§ **GOAL**
Extract the whole listing as it stands. Do not include the pictures.

§ **DATASET SECTION**
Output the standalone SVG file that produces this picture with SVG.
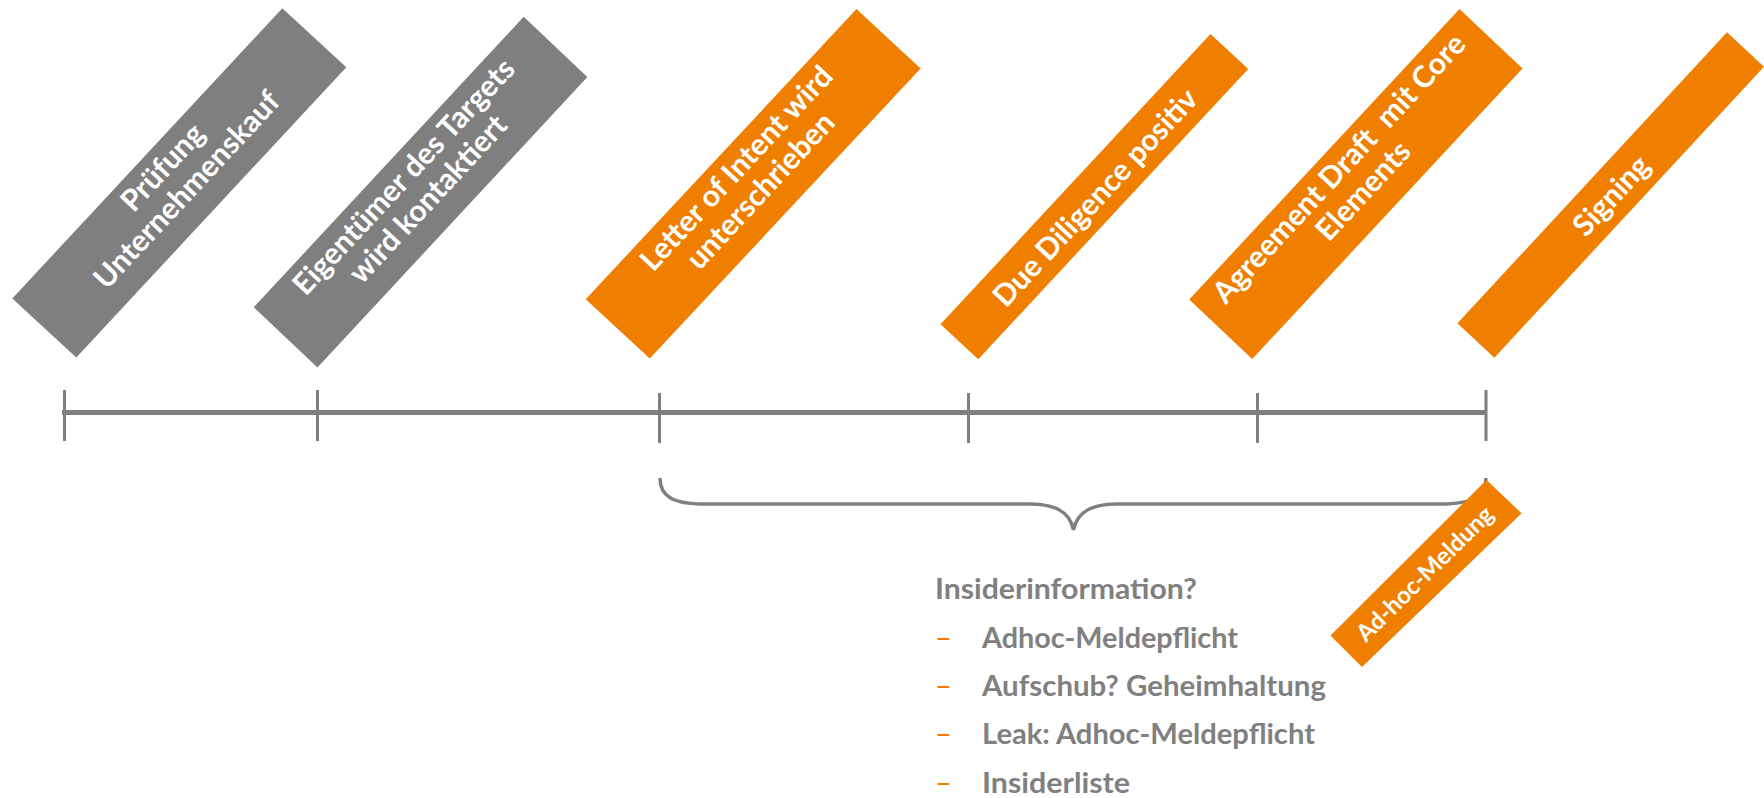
<svg xmlns="http://www.w3.org/2000/svg" width="1764" height="798" viewBox="0 0 1764 798">
<style>
.g{fill:#7f7f7f}
.o{fill:#f07f00}
.lbl{font-family:Lato,'Open Sans',sans-serif;font-weight:700;font-size:30px;fill:#ffffff;text-anchor:middle}
.sm{font-size:24px}
.lst{font-family:Lato,'Open Sans',sans-serif;font-weight:700;font-size:29px;fill:#808080}
.dash{fill:#f07f00;font-weight:400}
.ln{stroke:#7f7f7f;fill:none}
</style>
<rect width="1764" height="798" fill="#ffffff"/>
<g id="connectors">
  <line class="ln" x1="62" y1="412.5" x2="1487" y2="412.5" stroke-width="5"/>
  <g stroke-width="3">
    <line class="ln" x1="64.5" y1="390" x2="64.5" y2="441"/>
    <line class="ln" x1="317.5" y1="390" x2="317.5" y2="441"/>
    <line class="ln" x1="659.5" y1="393" x2="659.5" y2="443"/>
    <line class="ln" x1="968.5" y1="393" x2="968.5" y2="443"/>
    <line class="ln" x1="1257.5" y1="393" x2="1257.5" y2="443"/>
    <line class="ln" x1="1486" y1="390" x2="1486" y2="441"/>
  </g>
  <path class="ln" stroke-width="3.5" d="M660,478 C660,496 672,504 705,504 L1030,504 C1056,504 1070,512 1073.5,530 C1077,512 1091,504 1117,504 L1440,504 C1474,504 1486,496 1486,478"/>
</g>
<g id="n1">
  <polygon class="g" points="282.3,8.2 346.3,67.2 76.3,357.5 12.3,298.5"/>
  <g transform="translate(181,184.5) rotate(-47.08)">
    <text class="lbl" x="0" y="-15">Prüfung</text>
    <text class="lbl" x="0" y="18">Unternehmenskauf</text>
  </g>
</g>
<g id="n2">
  <polygon class="g" points="523.7,16.8 587.35,77.1 317.45,367.5 253.8,307.2"/>
  <g transform="translate(422.2,193.8) rotate(-47.08)">
    <text class="lbl" x="0" y="-15">Eigentümer des Targets</text>
    <text class="lbl" x="0" y="18">wird kontaktiert</text>
  </g>
</g>
<g id="n3">
  <polygon class="o" points="856.5,9 920.6,68.4 649.8,358.6 585.7,299.2"/>
  <g transform="translate(754.8,185.4) rotate(-47.08)">
    <text class="lbl" x="0" y="-15">Letter of Intent wird</text>
    <text class="lbl" x="0" y="18">unterschrieben</text>
  </g>
</g>
<g id="n4">
  <polygon class="o" points="1210.5,34 1248.2,69 978.2,359.3 940.5,324.3"/>
  <g transform="translate(1095.5,197.8) rotate(-47.08)">
    <text class="lbl" x="0" y="10">Due Diligence positiv</text>
  </g>
</g>
<g id="n5">
  <polygon class="o" points="1459.5,9 1522.5,68.5 1252.2,359.1 1189.2,299.6"/>
  <g transform="translate(1357.5,185.6) rotate(-47.08)">
    <text class="lbl" x="0" y="-15" style="white-space:pre">Agreement Draft  mit Core</text>
    <text class="lbl" x="0" y="18">Elements</text>
  </g>
</g>
<g id="n6">
  <polygon class="o" points="1727,32.3 1764,66.7 1494.4,357.7 1457.4,323.3"/>
  <g transform="translate(1611.5,195.8) rotate(-47.08)">
    <text class="lbl" x="0" y="10">Signing</text>
  </g>
</g>
<g id="n7">
  <polygon class="o" points="1486.5,480 1521.6,513.3 1362,667 1330.5,635.5"/>
  <g transform="translate(1425,574) rotate(-44.6)">
    <text class="lbl sm" x="0" y="8">Ad-hoc-Meldung</text>
  </g>
</g>
<g id="list">
  <text class="lst" x="935" y="599" textLength="262" lengthAdjust="spacingAndGlyphs">Insiderinformation?</text>
  <text class="lst dash" x="935" y="647.6">–</text>
  <text class="lst" x="982" y="647.6" textLength="256" lengthAdjust="spacingAndGlyphs">Adhoc-Meldepflicht</text>
  <text class="lst dash" x="935" y="696">–</text>
  <text class="lst" x="982" y="696" textLength="344" lengthAdjust="spacingAndGlyphs">Aufschub? Geheimhaltung</text>
  <text class="lst dash" x="935" y="744.4">–</text>
  <text class="lst" x="982" y="744.4" textLength="333" lengthAdjust="spacingAndGlyphs">Leak: Adhoc-Meldepflicht</text>
  <text class="lst dash" x="935" y="792.8">–</text>
  <text class="lst" x="982" y="792.8" textLength="148" lengthAdjust="spacingAndGlyphs">Insiderliste</text>
</g>
</svg>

§ **SOLUTION TO THIS EXERCISE**
Output the standalone SVG file that produces this picture with SVG.
<svg xmlns="http://www.w3.org/2000/svg" width="1764" height="798" viewBox="0 0 1764 798">
<style>
.g{fill:#7f7f7f}
.o{fill:#f07f00}
.lbl{font-family:Lato,'Open Sans',sans-serif;font-weight:700;font-size:30px;fill:#ffffff;text-anchor:middle}
.sm{font-size:24px}
.lst{font-family:Lato,'Open Sans',sans-serif;font-weight:700;font-size:29px;fill:#808080}
.dash{fill:#f07f00;font-weight:400}
.ln{stroke:#7f7f7f;fill:none}
</style>
<rect width="1764" height="798" fill="#ffffff"/>
<g id="connectors">
  <line class="ln" x1="62" y1="412.5" x2="1487" y2="412.5" stroke-width="5"/>
  <g stroke-width="3">
    <line class="ln" x1="64.5" y1="390" x2="64.5" y2="441"/>
    <line class="ln" x1="317.5" y1="390" x2="317.5" y2="441"/>
    <line class="ln" x1="659.5" y1="393" x2="659.5" y2="443"/>
    <line class="ln" x1="968.5" y1="393" x2="968.5" y2="443"/>
    <line class="ln" x1="1257.5" y1="393" x2="1257.5" y2="443"/>
    <line class="ln" x1="1486" y1="390" x2="1486" y2="441"/>
  </g>
  <path class="ln" stroke-width="3.5" d="M660,478 C660,496 672,504 705,504 L1030,504 C1056,504 1070,512 1073.5,530 C1077,512 1091,504 1117,504 L1440,504 C1474,504 1486,496 1486,478"/>
</g>
<g id="n1">
  <polygon class="g" points="282.3,8.2 346.3,67.2 76.3,357.5 12.3,298.5"/>
  <g transform="translate(181,184.5) rotate(-47.08)">
    <text class="lbl" x="0" y="-15">Prüfung</text>
    <text class="lbl" x="0" y="18">Unternehmenskauf</text>
  </g>
</g>
<g id="n2">
  <polygon class="g" points="523.7,16.8 587.35,77.1 317.45,367.5 253.8,307.2"/>
  <g transform="translate(422.2,193.8) rotate(-47.08)">
    <text class="lbl" x="0" y="-15">Eigentümer des Targets</text>
    <text class="lbl" x="0" y="18">wird kontaktiert</text>
  </g>
</g>
<g id="n3">
  <polygon class="o" points="856.5,9 920.6,68.4 649.8,358.6 585.7,299.2"/>
  <g transform="translate(754.8,185.4) rotate(-47.08)">
    <text class="lbl" x="0" y="-15">Letter of Intent wird</text>
    <text class="lbl" x="0" y="18">unterschrieben</text>
  </g>
</g>
<g id="n4">
  <polygon class="o" points="1210.5,34 1248.2,69 978.2,359.3 940.5,324.3"/>
  <g transform="translate(1095.5,197.8) rotate(-47.08)">
    <text class="lbl" x="0" y="10">Due Diligence positiv</text>
  </g>
</g>
<g id="n5">
  <polygon class="o" points="1459.5,9 1522.5,68.5 1252.2,359.1 1189.2,299.6"/>
  <g transform="translate(1357.5,185.6) rotate(-47.08)">
    <text class="lbl" x="0" y="-15" style="white-space:pre">Agreement Draft  mit Core</text>
    <text class="lbl" x="0" y="18">Elements</text>
  </g>
</g>
<g id="n6">
  <polygon class="o" points="1727,32.3 1764,66.7 1494.4,357.7 1457.4,323.3"/>
  <g transform="translate(1611.5,195.8) rotate(-47.08)">
    <text class="lbl" x="0" y="10">Signing</text>
  </g>
</g>
<g id="n7">
  <polygon class="o" points="1486.5,480 1521.6,513.3 1362,667 1330.5,635.5"/>
  <g transform="translate(1425,574) rotate(-44.6)">
    <text class="lbl sm" x="0" y="8">Ad-hoc-Meldung</text>
  </g>
</g>
<g id="list">
  <text class="lst" x="935" y="599" textLength="262" lengthAdjust="spacingAndGlyphs">Insiderinformation?</text>
  <text class="lst dash" x="935" y="647.6">–</text>
  <text class="lst" x="982" y="647.6" textLength="256" lengthAdjust="spacingAndGlyphs">Adhoc-Meldepflicht</text>
  <text class="lst dash" x="935" y="696">–</text>
  <text class="lst" x="982" y="696" textLength="344" lengthAdjust="spacingAndGlyphs">Aufschub? Geheimhaltung</text>
  <text class="lst dash" x="935" y="744.4">–</text>
  <text class="lst" x="982" y="744.4" textLength="333" lengthAdjust="spacingAndGlyphs">Leak: Adhoc-Meldepflicht</text>
  <text class="lst dash" x="935" y="792.8">–</text>
  <text class="lst" x="982" y="792.8" textLength="148" lengthAdjust="spacingAndGlyphs">Insiderliste</text>
</g>
</svg>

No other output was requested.